I've noticed I can get lost in imagination for hours without shifting position once. I lose track of my surroundings entirely; no noise penetrates my inner, meditative state. This is the most beautiful mental state possible, provided the mind isn't disturbed by negative thoughts. But when it's flooded with negative emotions, with thoughts of low self-esteem or self-harm, it becomes a kind of hell instead.
For me, these sessions are usually always cathartic. I think through my stories and essays in detail. Every idea that eventually becomes an essay first lives in my head as part of a longer rumination. It exists there for my mind to turn over and examine. I think, then rethink, long before I ever sit down in front of a blank screen and start typing. The same holds for my stories. Every one is carried through to its end in my head, so the full structure is already visible to me before I write a word.
By the end of a session, I almost always emerge with clarity, unless someone interrupts me and I'm forced to leave the thought unfinished.
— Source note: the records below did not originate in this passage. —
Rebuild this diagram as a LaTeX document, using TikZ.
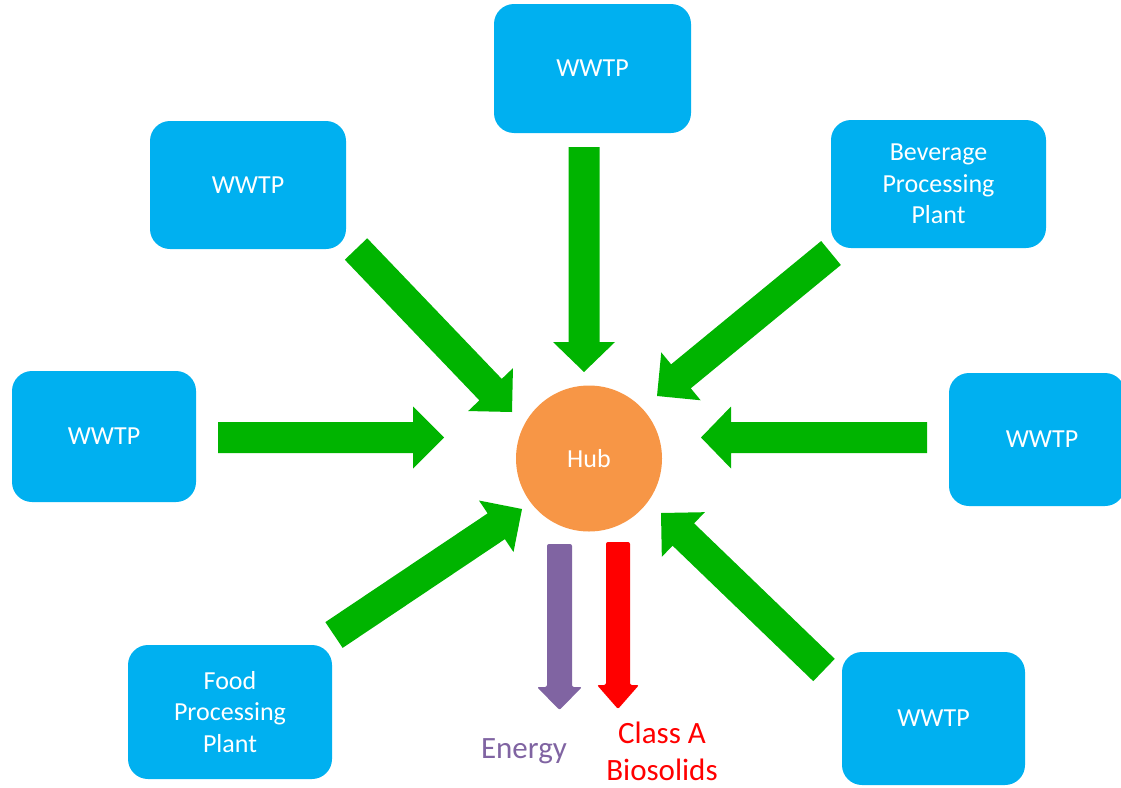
\documentclass[tikz,border=0pt]{standalone}
\usepackage{fontspec}
\setmainfont{Carlito}
\usetikzlibrary{calc}
\definecolor{boxblue}{RGB}{0,176,240}
\definecolor{flowgreen}{RGB}{0,180,0}
\definecolor{huborange}{RGB}{247,150,70}
\definecolor{energypurple}{RGB}{128,100,162}
\definecolor{biored}{RGB}{255,0,0}
% #1 style, #2 tail, #3 tip, #4 shaft half width, #5 head half width, #6 head length
\newcommand\blockarrow[6]{%
  \coordinate (ba-h) at ($(#3)!#6!(#2)$);
  \fill[#1] ($(#2)!#4!90:(#3)$) -- ($(ba-h)!#4!90:(#3)$) -- ($(ba-h)!#5!90:(#3)$)
    -- (#3) -- ($(ba-h)!#5!-90:(#3)$) -- ($(ba-h)!#4!-90:(#3)$)
    -- ($(#2)!#4!-90:(#3)$) -- cycle;}
\tikzset{
  site/.style={fill=boxblue, rounded corners=20pt, inner sep=0pt, align=center,
    text=white, font=\fontsize{26}{31.5}\selectfont},
  hubnode/.style={circle, fill=huborange, minimum size=146pt, inner sep=0pt,
    text=white, font=\fontsize{26}{31.5}\selectfont},
  flow/.style={flowgreen},
  outlabel/.style={align=center, inner sep=0pt, font=\fontsize{31}{37}\selectfont},
}
\begin{document}
\begin{tikzpicture}[x=1pt, y=-1pt]
\useasboundingbox (0,0) rectangle (1121,787);
% sites
\node[site, minimum width=197pt, minimum height=129pt] (top) at (592.5,68.5) {WWTP};
\node[site, minimum width=196pt, minimum height=128pt] (ul) at (248,185) {WWTP};
\node[site, minimum width=215pt, minimum height=128pt] (bev) at (938.5,184) {Beverage\\Processing\\Plant};
\node[site, minimum width=184pt, minimum height=131pt] (left) at (104,436.5) {WWTP};
\node[site, minimum width=176pt, minimum height=133pt] (right) at (1037,439.5) {};
\node[text=white, font=\fontsize{26}{31.5}\selectfont] (rightlbl) at (1042,439.5) {WWTP};
\node[site, minimum width=204pt, minimum height=134pt] (food) at (230,712) {Food\\Processing\\Plant};
\node[site, minimum width=183pt, minimum height=133pt] (br) at (933.5,718.5) {WWTP};
% hub
\node[hubnode] (hub) at (589,458.5) {Hub};
% green flow arrows
\coordinate (g1s) at (584,147);   \coordinate (g1t) at (584,372);
\coordinate (g2s) at (356,249);   \coordinate (g2t) at (512,412);
\coordinate (g3s) at (831,253);   \coordinate (g3t) at (657,396);
\coordinate (g4s) at (218,437.5); \coordinate (g4t) at (444,437.5);
\coordinate (g5s) at (927,437.5); \coordinate (g5t) at (701,437.5);
\coordinate (g6s) at (334,635);   \coordinate (g6t) at (522,509);
\coordinate (g7s) at (824,670);   \coordinate (g7t) at (661,513);
\blockarrow{flow}{g1s}{g1t}{15.5pt}{31pt}{30pt}
\blockarrow{flow}{g2s}{g2t}{15.5pt}{31pt}{31pt}
\blockarrow{flow}{g3s}{g3t}{15.5pt}{31pt}{31pt}
\blockarrow{flow}{g4s}{g4t}{15.5pt}{31pt}{31pt}
\blockarrow{flow}{g5s}{g5t}{15.5pt}{31pt}{30pt}
\blockarrow{flow}{g6s}{g6t}{15.5pt}{31pt}{31pt}
\blockarrow{flow}{g7s}{g7t}{15.5pt}{31pt}{31pt}
% outputs
\coordinate (es) at (559.5,544); \coordinate (et) at (559.5,710);
\coordinate (rs) at (618,542);   \coordinate (rt) at (618,709);
\blockarrow{energypurple, rounded corners=2pt}{es}{et}{12.5pt}{22.5pt}{23pt}
\blockarrow{biored, rounded corners=2pt}{rs}{rt}{12pt}{21pt}{24pt}
\node[outlabel, text=energypurple] (energy) at (524,751) {Energy};
\node[outlabel, text=biored] (bios) at (662,751) {Class A\\Biosolids};
\end{tikzpicture}
\end{document}
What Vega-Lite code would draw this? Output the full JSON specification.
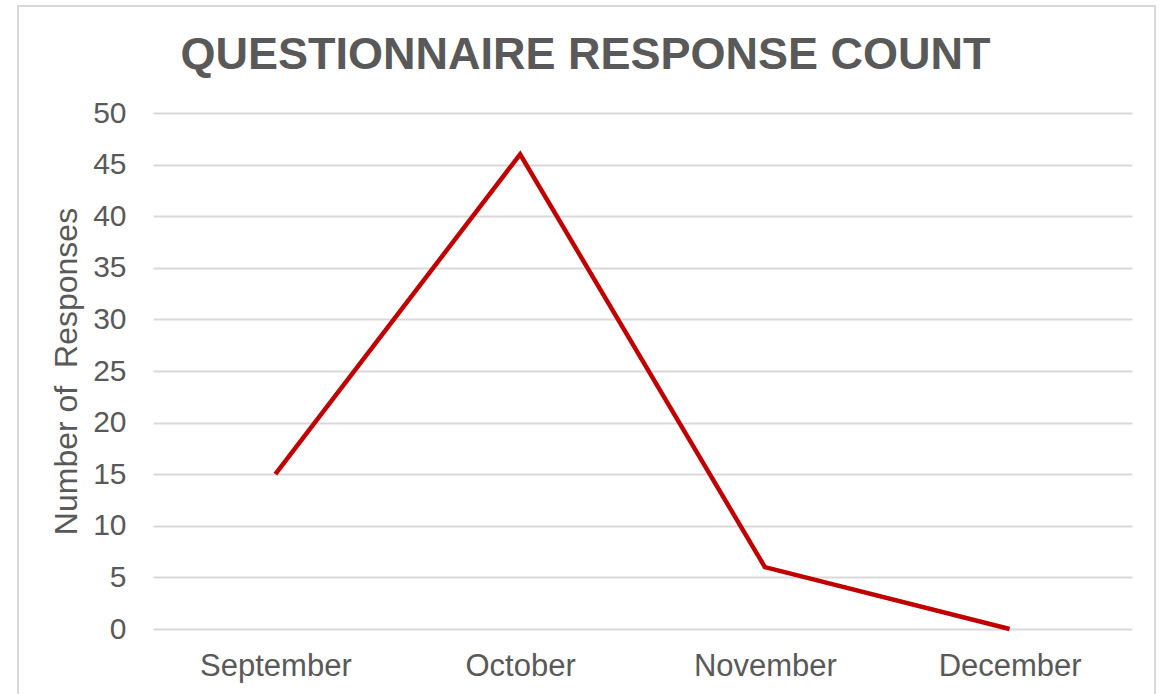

The mind is a remarkable tool, capable of decoding almost anything you set it to. René Descartes said, "I think, therefore I am." He believed that thinking things through to their core brought him more clarity than books ever could. I don't fully agree with that idea, but I don't fully disagree with it either. There's a kernel of truth in it.
Whenever I'm stuck in a bad loop of thought, I lie down on my bed and let my mind wander wherever it wants to go. I visualise everything. The only goal is to keep the mind from manufacturing anything artificial. Everything must be seen, not merely imagined in the abstract. If I want to visualise myself completing a task, I close my eyes and watch it unfold in front of me, broken down into its smallest components and steps.
That's how I construct complicated stories. Even though no one else may read them, it matters to me that they're built in a way that satisfies the reader within myself. The same technique that sharpens my creativity also helps me solve problems that would otherwise overwhelm me. It's a process that goes beyond any mental model you could capture on paper.
The next time you're overwhelmed by a problem, try visualising it in all its detail. Absorb yourself in the problem without letting emotion consume you. Don't focus on who said what; focus only on the problem itself. Stay with it until you can spot every component that contributed to its making. Even if you fail to find a solution, you'll at least understand the problem in its most absolute form, and that understanding is itself a step toward one.
I don't know how I picked up the habit of getting lost in imagination. I call creative writing a kind of legitimate hallucinating, because some days that's exactly what it feels like. This practice has also helped me stay calm, by letting me see a problem in its original form rather than through the lens of how I feel about it. You see the roots of a problem more clearly that way. And sometimes that's the best way to deal with it.